The California Department of Transportation (Caltrans) held a statewide Litter Removal Day and Enforcement Day on Thursday, April 20, 2017, to pick up litter, trash and debris along the state highway system and to educate the public about this costly issue.
Caltrans District 10 employees picked up 2,460 bags of litter, trash and debris in its eight counties – Alpine, Amador, Calaveras, Mariposa, Merced, San Joaquin, Stanislaus and Tuolumne.
1,454 bags of litter, trash and debris were picked up in San Joaquin County at the following locations:
- State Route 99 (SR-99) Lodi overcrossing to Turner Road in Lodi
- SR-12/SR-99 junction to SR-88 junction in Lodi
- Interstate 5 from El Dorado Street to Charter Way in Stockton
Last year, Caltrans spent $67 million to remove litter, trash and debris throughout the State Highway System, collecting enough litter to fill almost 9,000 garbage trucks. Parked end-to-end, those trucks would stretch more than 50 miles.

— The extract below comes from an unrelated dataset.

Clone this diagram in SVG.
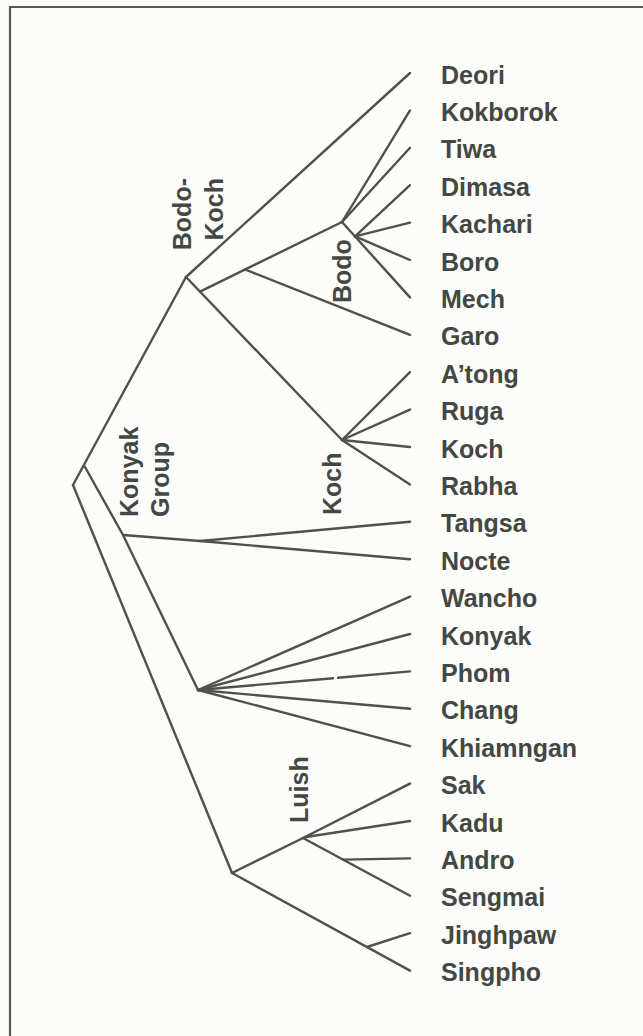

Caltrans picks up litter year-round and you have an opportunity to do your part by participating in our Adopt-A-Highway program. For more information on the Adopt-A-Highway Program, please visit www.adopt-a-highway.dot.ca.gov or call Kathy Cockayne, District 10 Adopt-A-Highway Coordinator, at (209) 948-7462.
The best anti-litter campaign is to ensure trash never makes it onto the highways in the first place. Caltrans encourages you to:
- Carry a litter bag in your automobile and always dispose of trash properly;
- Never discard cigarette or cigar refuse improperly;
- Always cover and properly secure loads of trucks and pick-ups.
With everyone doing their part we can keep California clean for today and the future.
In addition to the economic costs, litter presents a wide range of serious threats to the ecosystem and human health: Wildlife suffers from plastics in the environment; roadside vegetation is damaged by large debris; fires are started from burning cigarettes and threaten human health; harmful chemicals and biohazards cause a serious threat to human health; litter clogs roadway drainage systems and can lead to wet-weather highway flooding, congestion, and accidents. Litter aids in the spread of disease.